I agree that a global executor/spawn API probably needs more time to bake in the ecosystem before it is added to std. Particularly I feel that adding just task parallelism doesn't greatly increase the set of libraries that can be written agnostic of async runtime. There are a significant set of other global resources commonly used (TCP connecting/binding, timeouts, file IO). We need more experiments like runtime into how a global runtime can be abstracted over, either as a whole as runtime did it, or as a series of pick-and-choose components.
But, even without the global executor I think it would be worth exploring async fn main and #[test] async fn foo as soon as std::thread::block_on_task is available. There are a lot of libraries that don't (need to) use any of the globals mentioned above, they take in impl {Future, Stream, AsyncRead, ...} and return impl {Future, Stream, AsyncRead, ...} and only use task-internal concurrency.

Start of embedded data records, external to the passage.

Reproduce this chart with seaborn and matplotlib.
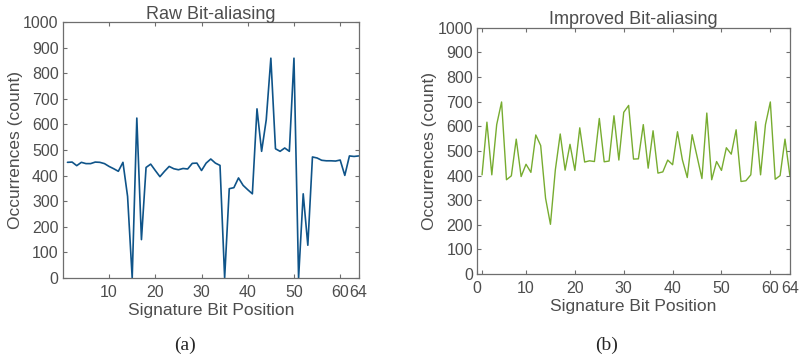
import numpy as np
import pandas as pd
import matplotlib
matplotlib.use("Agg")
import matplotlib.pyplot as plt
import seaborn as sns

# bit positions 1..64
bit_pos = list(range(1, 65))

# raw bit-aliasing occurrences
raw_counts = [452, 453, 439, 452, 447, 447, 453, 452, 447, 436,
              427, 417, 452, 319, 0, 625, 150, 432, 445, 420,
              396, 417, 436, 427, 423, 428, 426, 448, 449, 420,
              449, 465, 449, 440, 0, 349, 353, 391, 362, 345,
              329, 661, 495, 618, 859, 505, 495, 508, 495, 859,
              0, 329, 128, 473, 469, 460, 458, 458, 457, 461,
              401, 477, 475, 477]

# improved bit-aliasing occurrences
improved_counts = [403, 617, 403, 607, 699, 383, 399, 548, 396, 446,
                   413, 565, 522, 308, 202, 423, 569, 422, 527, 421,
                   594, 455, 460, 457, 632, 456, 459, 643, 463, 657,
                   685, 467, 468, 607, 430, 582, 410, 415, 463, 444,
                   578, 464, 392, 566, 478, 388, 654, 383, 457, 421,
                   513, 487, 586, 376, 379, 403, 619, 403, 607, 699,
                   385, 400, 548, 400]

df = pd.DataFrame({"bit": bit_pos, "raw": raw_counts, "improved": improved_counts})

sns.set_style("white")
plt.rcParams['font.family'] = ['Liberation Sans', 'DejaVu Sans']
text_col = "#4d4d4d"
spine_col = "#6e6e6e"

fig = plt.figure(figsize=(8.06, 3.62), dpi=100)
ax1 = fig.add_axes([0.078, 0.232, 0.367, 0.707])
ax2 = fig.add_axes([0.592, 0.243, 0.388, 0.680])

sns.lineplot(data=df, x="bit", y="raw", ax=ax1, color="#0f5489", linewidth=1.2)
sns.lineplot(data=df, x="bit", y="improved", ax=ax2, color="#77ac30", linewidth=1.0)

for ax, title in [(ax1, "Raw Bit-aliasing"), (ax2, "Improved Bit-aliasing")]:
    ax.set_xlim(0, 64)
    ax.set_ylim(0, 1000)
    ax.set_yticks(range(0, 1001, 100))
    ax.set_title(title, fontsize=13, color=text_col, pad=2)
    ax.set_xlabel("Signature Bit Position", fontsize=12.5, color=text_col, labelpad=2)
    ax.set_ylabel("Occurrences (count)", fontsize=12.5, color=text_col, labelpad=0)
    ax.tick_params(direction="in", length=3, width=0.8, colors=spine_col,
                   labelcolor=text_col, labelsize=11.5, top=True, right=True,
                   bottom=True, left=True, pad=5)
    ax.tick_params(axis="y", pad=3)
    for s in ax.spines.values():
        s.set_color(spine_col)
        s.set_linewidth(0.9)
        s.set_visible(True)

ax1.set_xticks([10, 20, 30, 40, 50, 60, 64])
ax2.set_xticks([0, 10, 20, 30, 40, 50, 60, 64])
ax2.set_xticks([1], minor=True)
ax2.tick_params(which="minor", direction="in", length=3, width=0.8,
                colors=spine_col, bottom=True, top=True)

fig.text(0.2295, 0.047, "(a)", fontsize=14, family="Liberation Serif",
         ha="center", va="center")
fig.text(0.752, 0.047, "(b)", fontsize=14, family="Liberation Serif",
         ha="center", va="center")

fig.savefig("out.png", dpi=100)
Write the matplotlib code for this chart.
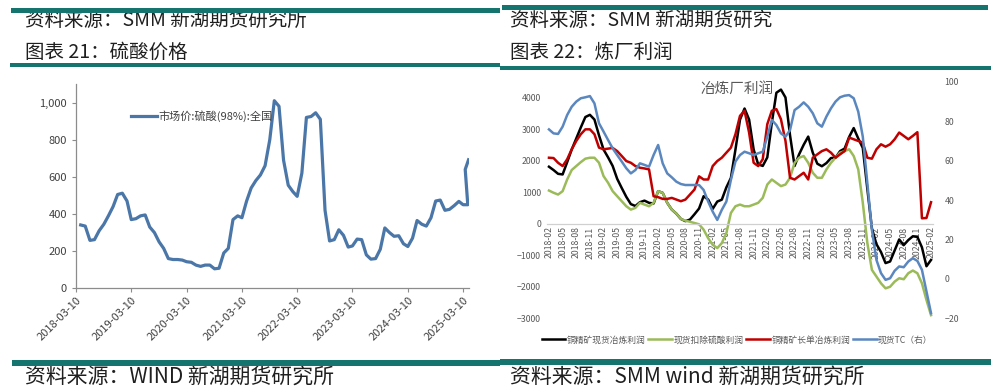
import matplotlib
matplotlib.use('Agg')
import matplotlib.pyplot as plt
from matplotlib.patches import Rectangle
from matplotlib.ticker import FuncFormatter
import pandas as pd
import numpy as np

plt.rcParams['font.family'] = ['Noto Sans CJK SC', 'DejaVu Sans']

# ---------------- data: left chart (sulfuric acid price) ----------------
sa_dates = list(pd.date_range('2018-03-10', periods=85, freq='MS') + pd.Timedelta(days=9)) + \
    [pd.Timestamp('2025-03-24'), pd.Timestamp('2025-04-15')]
sa_values = [341, 335, 258, 262, 310, 345, 390, 440, 505, 512,
             470, 370, 375, 390, 395, 330, 300, 250, 215, 160,
             155, 155, 152, 143, 140, 125, 118, 125, 125, 105,
             108, 190, 215, 370, 390, 380, 470, 540, 580, 610,
             660, 800, 1010, 980, 690, 555, 520, 495, 620, 920,
             925, 945, 910, 420, 255, 262, 315, 285, 222, 228,
             265, 262, 180, 157, 160, 210, 325, 300, 280, 283,
             240, 225, 270, 365, 345, 335, 380, 470, 475, 420,
             425, 445, 468, 450, 450, 640, 692]
sa_label = '市场价:硫酸(98%):全国'
sa_ticks = ['2018-03-10', '2019-03-10', '2020-03-10', '2021-03-10',
            '2022-03-10', '2023-03-10', '2024-03-10', '2025-03-10']

# ---------------- data: right chart (smelter profit) ----------------
months = [p.strftime('%Y-%m') for p in pd.period_range('2018-02', periods=85, freq='M')]
black = [1805, 1700, 1580, 1560, 1950, 2350, 2700, 3050, 3380, 3450,
         3300, 2800, 2350, 2100, 1830, 1420, 1130, 850, 620, 560,
         680, 730, 660, 640, 1030, 977, 660, 446, 318, 150,
         80, 130, 300, 480, 870, 764, 470, 700, 760, 1150,
         1450, 2350, 3300, 3650, 3300, 2350, 1880, 1830, 2100, 3200,
         4150, 4250, 4000, 2800, 1830, 2200, 2500, 2760, 2250, 1900,
         1820, 1920, 2080, 2090, 2300, 2380, 2750, 3030, 2700, 2400,
         1100, -150, -650, -900, -1250, -1200, -850, -500, -680, -520,
         -400, -420, -750, -1350, -1150]
green = [1050, 980, 923, 1030, 1400, 1700, 1826, 1950, 2060, 2090,
         2090, 1930, 1507, 1295, 1030, 870, 711, 552, 446, 500,
         660, 605, 552, 660, 1030, 977, 660, 446, 318, 150,
         95, 60, 20, -20, -190, -460, -670, -775, -616, -297,
         340, 552, 605, 552, 552, 605, 660, 817, 1240, 1400,
         1295, 1190, 1240, 1454, 1930, 2090, 2144, 1930, 1614, 1454,
         1454, 1720, 1930, 2090, 2250, 2300, 2357, 2144, 1720, 660,
         -616, -1465, -1677, -1890, -2050, -2000, -1837, -1730, -1762, -1571,
         -1486, -1571, -1890, -2420, -2900]
red = [2090, 2080, 1930, 1826, 2040, 2357, 2620, 2835, 2990, 2990,
       2835, 2410, 2357, 2378, 2400, 2300, 2144, 1985, 1930, 1826,
       1773, 1750, 1720, 870, 840, 785, 785, 817, 764, 711,
       764, 923, 1083, 1500, 1400, 1400, 1826, 1985, 2090, 2250,
       2410, 2835, 3418, 3578, 2888, 1930, 1826, 2040, 3153, 3578,
       3631, 3312, 2622, 1454, 1400, 1507, 1614, 1400, 2090, 2197,
       2300, 2357, 2250, 2090, 2197, 2300, 2728, 2675, 2622, 2570,
       2090, 2060, 2357, 2516, 2440, 2516, 2675, 2888, 2782, 2675,
       2782, 2900, 170, 180, 680]
blue_tc = [75.8, 73.8, 73.5, 77.2, 83.1, 87.3, 89.9, 91.6, 92.1, 92.7,
           89, 78.9, 74.7, 70.4, 66.2, 62.8, 59.5, 56.1, 53.5, 55.2,
           58.6, 57.8, 56.9, 62.8, 67.9, 58.6, 53.5, 51.5, 49.3, 48.1,
           47.6, 47.6, 47.6, 47.6, 45.1, 39.2, 34.1, 29.9, 35, 39.2,
           50.2, 59.5, 62.8, 64.5, 63.7, 62.8, 63.7, 64.5, 72.1, 80.6,
           78, 73.8, 72.1, 75.5, 85.6, 87.3, 89.5, 87.3, 84, 78.9,
           77.2, 82.3, 86.5, 89.9, 92.1, 92.9, 93.2, 91.6, 84.8, 72.1,
           48.5, 24.8, 9.6, 2.9, -0.5, 0.3, 4.1, 6.3, 5.9, 8.8,
           10.5, 9.1, 4.6, -6.4, -17.4]
series_names = ['铜精矿现货冶炼利润', '现货扣除硫酸利润', '铜精矿长单冶炼利润', '现货TC（右）']
profit_title = '冶炼厂利润'

# ---------------- layout ----------------
W, H = 991, 391
fig = plt.figure(figsize=(W / 100, H / 100), dpi=100)


def fx(x):
    return x / W


def fy(y):
    return 1 - y / H


TEAL = '#16746E'


def bar(x0, x1, y0, y1, color=TEAL):
    fig.add_artist(Rectangle((fx(x0), fy(y1)), fx(x1) - fx(x0), fy(y0) - fy(y1),
                             transform=fig.transFigure, facecolor=color,
                             edgecolor='none', zorder=10))


TXT = '#1f1f1f'
# header texts
fig.text(fx(25), fy(20), '资料来源：SMM 新湖期货研究所', fontsize=14, color=TXT, va='center', ha='left')
fig.text(fx(510), fy(20), '资料来源：SMM 新湖期货研究', fontsize=14, color=TXT, va='center', ha='left')
fig.text(fx(25), fy(52), '图表 21：硫酸价格', fontsize=14, color=TXT, va='center', ha='left')
fig.text(fx(510), fy(52), '图表 22：炼厂利润', fontsize=14, color=TXT, va='center', ha='left')
fig.text(fx(25), fy(377), '资料来源：WIND 新湖期货研究所', fontsize=15, color=TXT, va='center', ha='left')
fig.text(fx(510), fy(377), '资料来源：SMM wind 新湖期货研究所', fontsize=15, color=TXT, va='center', ha='left')

# teal bars
bar(11, 500, 8, 13)
bar(502, 988, 5, 9.5)
bar(10, 500, 62.5, 67)
bar(500, 991, 65.5, 70)
bar(12, 500, 360, 366)
bar(500, 991, 359, 365)

# ---------------- left chart ----------------
ax1 = fig.add_axes([fx(76), fy(288.3), fx(469.3) - fx(76), fy(84) - fy(288.3)])
ax1.plot(sa_dates, sa_values, color='#4A76A8', lw=2.3, label=sa_label, solid_joinstyle='round')
ax1.set_xlim(pd.Timestamp('2018-03-10'), pd.Timestamp('2025-04-20'))
ax1.set_ylim(0, 1100)
ax1.set_yticks([0, 200, 400, 600, 800, 1000])
ax1.yaxis.set_major_formatter(FuncFormatter(lambda v, p: f'{v:,.0f}'))
tick_dates = [pd.Timestamp(t) for t in sa_ticks]
ax1.set_xticks(tick_dates)
ax1.set_xticklabels(sa_ticks, rotation=45, ha='right', va='top', rotation_mode='anchor')
for s in ['top', 'right']:
    ax1.spines[s].set_visible(False)
for s in ['left', 'bottom']:
    ax1.spines[s].set_color('#8c8c8c')
    ax1.spines[s].set_linewidth(0.9)
ax1.tick_params(axis='both', direction='out', length=3, width=0.8, color='#8c8c8c',
                labelcolor='#404040', labelsize=8)
ax1.tick_params(axis='x', pad=2)
ax1.legend(loc='center left', bbox_to_anchor=(fx(131), fy(116)), bbox_transform=fig.transFigure,
           frameon=False, fontsize=8, handlelength=2.3, handletextpad=0.15, borderpad=0,
           borderaxespad=0, labelcolor='#404040')

# ---------------- right chart ----------------
ax2 = fig.add_axes([fx(546.7), fy(318.3), fx(933.3) - fx(546.7), fy(81.7) - fy(318.3)])
for s in ['top', 'right', 'left']:
    ax2.spines[s].set_visible(False)
ax2.spines['bottom'].set_position(('data', 0))
ax2.spines['bottom'].set_color('#d0d0d0')
ax2.spines['bottom'].set_linewidth(0.9)

x = np.arange(len(months))
l1, = ax2.plot(x, black, color='#000000', lw=1.8, label=series_names[0])
l2, = ax2.plot(x, green, color='#9BBB59', lw=1.8, label=series_names[1])
l3, = ax2.plot(x, red, color='#C00000', lw=1.8, label=series_names[2])
ax2.set_xlim(-0.5, len(months) - 0.5)
ax2.set_ylim(-3000, 4500)
ax2.set_yticks(range(-3000, 4001, 1000))
ax2.set_xticks(x[::3])
ax2.set_xticklabels(months[::3])
ax2.tick_params(axis='both', length=0, labelcolor='#595959', labelsize=6.3)
ax2.tick_params(axis='x', pad=2, labelrotation=90)
ax2.tick_params(axis='y', pad=4)
for lab in ax2.get_xticklabels():
    lab.set_va('top')
    lab.set_ha('center')

ax3 = ax2.twinx()
l4, = ax3.plot(x, blue_tc, color='#5B87BF', lw=1.8, label=series_names[3])
ax3.set_ylim(-20, 100)
ax3.set_yticks(range(-20, 101, 20))
for s in ax3.spines.values():
    s.set_visible(False)
ax3.tick_params(axis='y', length=0, labelcolor='#595959', labelsize=6.3, pad=8)

fig.text(fx(737), fy(89), profit_title, fontsize=10.5, color='#595959', ha='center', va='center')
fig.legend(handles=[l1, l2, l3, l4], loc='center', bbox_to_anchor=(fx(737), fy(340)),
           ncol=4, frameon=False, fontsize=6.3, handlelength=2.7, handletextpad=0.15,
           columnspacing=0.35, labelcolor='#595959', borderpad=0)

fig.savefig('out.png', dpi=100)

Primary benefit I see of async fn main is doc examples, futures 0.3 examples are full of
# futures::executor::block_on(async {
...actual example
# })
if rustdoc were to detect top-level await and implicitly change to using async fn main then this wrapper could be dropped. On the other hand in real code a lot of frameworks wouldn't want to use async fn main, e.g. GUI frameworks that need to own the main thread.
Runtime agnostic libraries shouldn't need to be pulling in Tokio in order to run tests.